Genetica, spinocerebellaire ataxie

 

My research is focused on unraveling the genetics and biological pathways leading to various movement disorders with special attention to spinocerebellar ataxia (SCA) using the latest sequencing technologies and unique disease models. This line of research was initiated after my PhD, in which I used various gene mapping strategies to localize and identify novel disease genes for spinocerebellar ataxia in Dutch families. Upon the identification of a novel SCA disease gene, I was awarded a pre-doctoral fellowship to work in the laboratory of prof. dr. K. Fishbeck at NIH (Bethesda, USA) to unravel the functional consequence of mutations in the SCA14 disease gene, protein kinase C gamma. After my PhD graduation, I successfully continued this line of research as a postdoc in Dr Eric Reits' laboratory in the AMC (Amsterdam, the Netherlands).

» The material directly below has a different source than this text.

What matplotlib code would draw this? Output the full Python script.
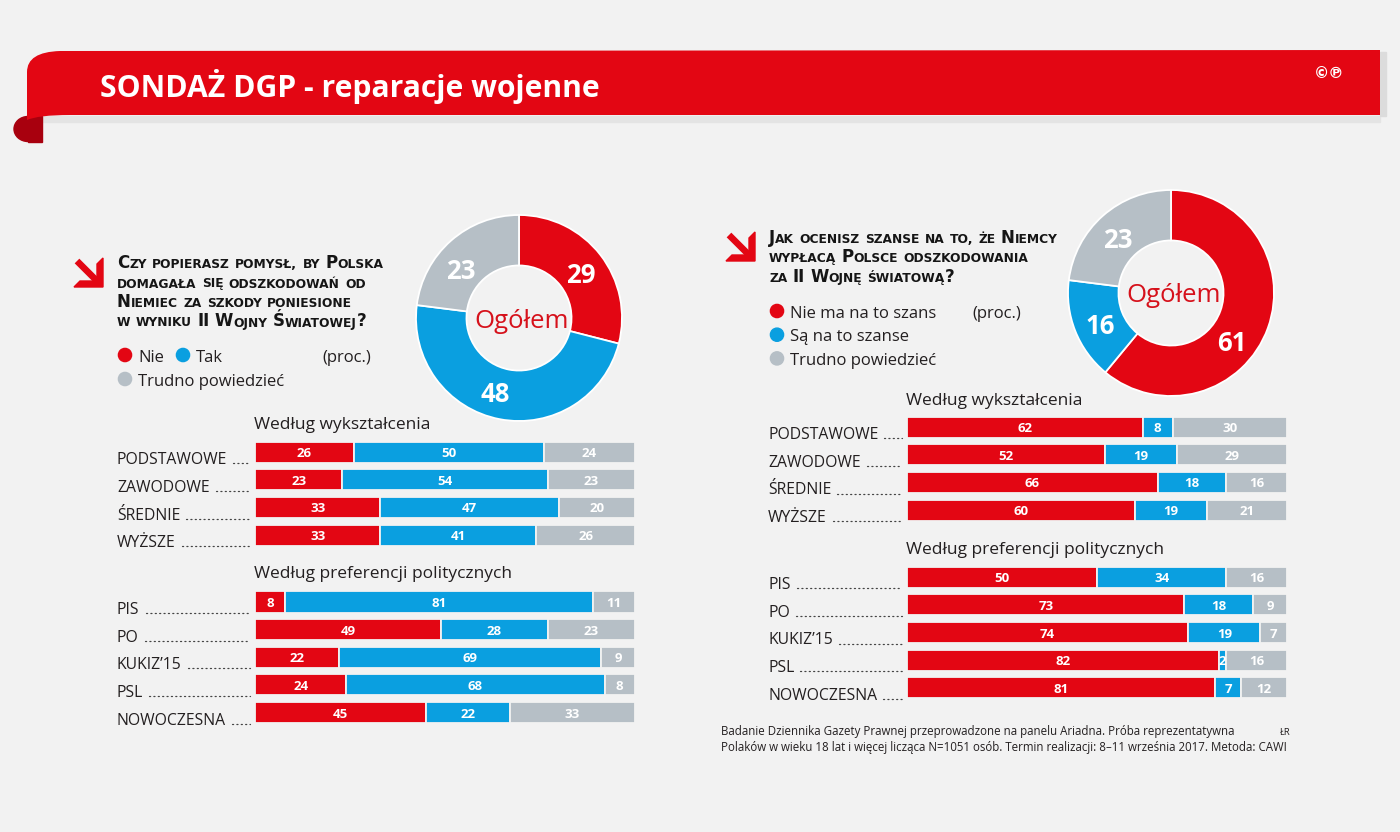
import matplotlib
matplotlib.use('Agg')
import matplotlib.pyplot as plt
from matplotlib.patches import Ellipse, Circle, PathPatch, Rectangle, Polygon
from matplotlib.path import Path
import numpy as np

# ---------------- data ----------------
left_total = [29, 48, 23]            # Nie, Tak, Trudno powiedzieć
right_total = [61, 16, 23]           # Nie ma na to szans, Są na to szanse, Trudno powiedzieć

edu_cats = ['PODSTAWOWE', 'ZAWODOWE', 'ŚREDNIE', 'WYŻSZE']
pol_cats = ['PIS', 'PO', 'KUKIZ\u201915', 'PSL', 'NOWOCZESNA']

left_edu_nie = [26, 23, 33, 33]
left_edu_tak = [50, 54, 47, 41]
left_edu_tr = [24, 23, 20, 26]

left_pol_nie = [8, 49, 22, 24, 45]
left_pol_tak = [81, 28, 69, 68, 22]
left_pol_tr = [11, 23, 9, 8, 33]

right_edu_nie = [62, 52, 66, 60]
right_edu_sz = [8, 19, 18, 19]
right_edu_tr = [30, 29, 16, 21]

right_pol_nie = [50, 73, 74, 82, 81]
right_pol_sz = [34, 18, 19, 2, 7]
right_pol_tr = [16, 9, 7, 16, 12]

left_legend = ['Nie', 'Tak', 'Trudno powiedzieć']
right_legend = ['Nie ma na to szans', 'Są na to szanse', 'Trudno powiedzieć']

left_question = ['Czy popierasz pomysł, by Polska',
                 'domagała się odszkodowań od',
                 'Niemiec za szkody poniesione',
                 'w wyniku II Wojny Światowej?']
right_question = ['Jak ocenisz szanse na to, że Niemcy',
                  'wypłacą Polsce odszkodowania',
                  'za II Wojnę światową?']

title = 'SONDAŻ DGP - reparacje wojenne'
footnote = ['Badanie Dziennika Gazety Prawnej przeprowadzone na panelu Ariadna. Próba reprezentatywna',
            'Polaków w wieku 18 lat i więcej licząca N=1051 osób. Termin realizacji: 8\u201311 września 2017. Metoda: CAWI']

# ---------------- style ----------------
FONT = ['Open Sans', 'DejaVu Sans']
plt.rcParams['font.family'] = FONT
RED = '#e30613'
BLUE = '#0a9fe0'
GREY = '#b6bfc6'
COLORS = [RED, BLUE, GREY]
BG = '#f2f2f2'
TXT = '#231f20'
W, H = 1400, 832
STEP = 27.65

fig = plt.figure(figsize=(14, 8.32), dpi=100)
fig.patch.set_facecolor(BG)
ax = fig.add_axes([0, 0, 1, 1])
ax.set_xlim(0, W)
ax.set_ylim(H, 0)
ax.axis('off')
renderer = fig.canvas.get_renderer()

# ---------------- banner ----------------
ax.add_patch(Rectangle((30, 116), 1350, 6, color='#e4e4e4', zorder=0))
ax.add_patch(Ellipse((28, 129), 28, 25, color='#a8000e', zorder=1))
ax.add_patch(Rectangle((28, 116), 14, 25.5, color='#a8000e', zorder=1))
band = Path([(27, 120), (27, 72), (27, 52), (60, 51), (1380, 50), (1380, 115),
             (70, 115), (38, 115), (27, 120), (27, 120)],
            [Path.MOVETO, Path.LINETO, Path.CURVE3, Path.CURVE3, Path.LINETO, Path.LINETO,
             Path.LINETO, Path.CURVE3, Path.CURVE3, Path.CLOSEPOLY])
ax.add_patch(PathPatch(band, facecolor=RED, edgecolor='none', zorder=2))
ax.add_patch(Rectangle((1380, 52), 6, 64, color='#dcdcdc', zorder=0))
ax.text(100, 97, title, color='white', fontsize=21.7, fontweight='bold', va='baseline', zorder=3)
ax.text(1329, 73, '\u00a9\u2117', color='white', fontsize=11, fontweight='bold',
        ha='center', va='center', zorder=3, family=['DejaVu Sans'])


# ---------------- arrows ----------------
def draw_arrow(cx, cy, s=29, t=6):
    head = [(cx, cy), (cx - s, cy), (cx - s + t, cy - t), (cx - t, cy - t),
            (cx - t, cy - s + t), (cx, cy - s)]
    ax.add_patch(Polygon(head, closed=True, color=RED, zorder=3))
    ax.plot([cx - s + 3, cx - t + 1], [cy - s + 3, cy - t + 1], color=RED,
            lw=t / 1.389 * 1.1, solid_capstyle='butt', zorder=3)


draw_arrow(103, 287)
draw_arrow(755, 261)


# ---------------- small caps text ----------------
def small_caps(x, y, s, big, small):
    cur = x
    for wi, word in enumerate(s.split(' ')):
        if wi > 0:
            cur += 0.32 * big * 100 / 72
        runs = []
        for ch in word:
            kind = 'b' if (ch.isupper() or ch in '?') else 's'
            if runs and runs[-1][0] == kind:
                runs[-1][1] += ch
            else:
                runs.append([kind, ch])
        for kind, txt in runs:
            t = ax.text(cur, y, txt.upper(), fontsize=big if kind == 'b' else small,
                        fontweight='bold', color='#151515', va='baseline', ha='left',
                        family=['DejaVu Sans'])
            bb = t.get_window_extent(renderer)
            cur += bb.width


for i, line in enumerate(left_question):
    small_caps(117, 268 + i * 19.5, line, 12.0, 8.8)
for i, line in enumerate(right_question):
    small_caps(769, 243 + i * 19.3, line, 12.0, 8.8)


# ---------------- legends ----------------
def legend_item(x, y, color, label):
    ax.add_patch(Circle((x, y), 6.6, color=color, zorder=3))
    ax.text(x + 13, y + 6.5, label, fontsize=12, color=TXT, va='baseline')


legend_item(125, 355, RED, left_legend[0])
legend_item(183, 355, BLUE, left_legend[1])
legend_item(125, 379, GREY, left_legend[2])
ax.text(322, 361.5, '(proc.)', fontsize=12, color=TXT, va='baseline')

for i, (lab, col) in enumerate(zip(right_legend, COLORS)):
    legend_item(777, 311 + i * 23.7, col, lab)
ax.text(972, 317.5, '(proc.)', fontsize=12, color=TXT, va='baseline')


# ---------------- donuts ----------------
def donut(cx, cy, vals, shifts):
    R = 103
    axd = fig.add_axes([(cx - R) / W, 1 - (cy + R) / H, 2 * R / W, 2 * R / H])
    wedges, _ = axd.pie(vals, colors=COLORS, startangle=90, counterclock=False, radius=1,
                        wedgeprops=dict(width=0.49, edgecolor='white', linewidth=1.3))
    axd.set_xlim(-1, 1)
    axd.set_ylim(-1, 1)
    axd.axis('off')
    for w, v, sh in zip(wedges, vals, shifts):
        ang = np.deg2rad((w.theta1 + w.theta2) / 2 + sh)
        axd.text(0.745 * np.cos(ang), 0.745 * np.sin(ang), str(v), color='white',
                 fontsize=18.5, fontweight='bold', ha='center', va='center_baseline')
    axd.text(0.03, 0, 'Ogółem', color='#d6111b', fontsize=18.5, ha='center', va='center_baseline')


donut(519, 318, left_total, [-1, -7, 8])
donut(1171, 293, right_total, [-18, 2, 2])


# ---------------- bar blocks ----------------
def bar_block(x0, x1, y_first, cats, series, label_x, dots_end, heading, head_y):
    n = len(cats)
    top = y_first - STEP / 2
    height = n * STEP
    bax = fig.add_axes([x0 / W, 1 - (top + height) / H, (x1 - x0) / W, height / H])
    bax.set_xlim(0, 100)
    bax.set_ylim(n - 0.5, -0.5)
    bax.axis('off')
    left = np.zeros(n)
    ypos = np.arange(n)
    for vals, col in zip(series, COLORS):
        vals = np.array(vals, dtype=float)
        bax.barh(ypos, vals, left=left, height=0.76, color=col, edgecolor=BG, linewidth=1.3)
        for i in range(n):
            bax.text(left[i] + vals[i] / 2, ypos[i], '%d' % vals[i], ha='center',
                     va='center_baseline', color='white', fontsize=9.5, fontweight='bold')
        left += vals
    for i, c in enumerate(cats):
        yb = y_first + i * STEP + 12
        t = ax.text(label_x, yb, c, fontsize=11.3, color=TXT, va='baseline')
        bb = t.get_window_extent(renderer)
        ax.plot([bb.x1 + 6, dots_end], [yb - 1, yb - 1], color='#444444', lw=0.9,
                linestyle=(0, (0.9, 2.6)), dash_capstyle='round')
    ax.text(x0 - 1, head_y, heading, fontsize=12.5, color=TXT, va='baseline')


bar_block(255, 635, 452.2, edu_cats, [left_edu_nie, left_edu_tak, left_edu_tr],
          117, 250, 'Według wykształcenia', 429)
bar_block(255, 635, 602.0, pol_cats, [left_pol_nie, left_pol_tak, left_pol_tr],
          117, 250, 'Według preferencji politycznych', 578)
bar_block(907, 1287, 427.2, edu_cats, [right_edu_nie, right_edu_sz, right_edu_tr],
          768, 902, 'Według wykształcenia', 405)
bar_block(907, 1287, 577.2, pol_cats, [right_pol_nie, right_pol_sz, right_pol_tr],
          768, 902, 'Według preferencji politycznych', 554)

# ---------------- footnote ----------------
ax.text(721, 735, footnote[0], fontsize=8.3, color=TXT, va='baseline')
ax.text(721, 751, footnote[1], fontsize=8.3, color=TXT, va='baseline')
ax.text(1280, 735, 'ŁR', fontsize=6.8, color=TXT, va='baseline')

fig.savefig('out.png', dpi=100, facecolor=BG)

In recent years, I have been at the forefront of the identification of novel SCA disease genes within Europe, and started to combine genetics with functional research. I have generated disease models for different SCA types including various cell models expressing mutant proteins as well as a transgenic fly model for SCA19 and transgenic mice mimicking SCA23 disease. These models are used to substantiate my genetic findings and to reveal the molecular mechanisms leading to cerebellar neurotoxicity and neurodegeneration.
My recent work identified an additional 7 novel SCA disease genes in a small subset of Dutch ataxia families. Bioinformatic analysis revealed that many of these disease proteins converge into only a few biological pathways. The identification of these pathways and its target are of major importance for future research will pave the way for the development of therapeutic interventions.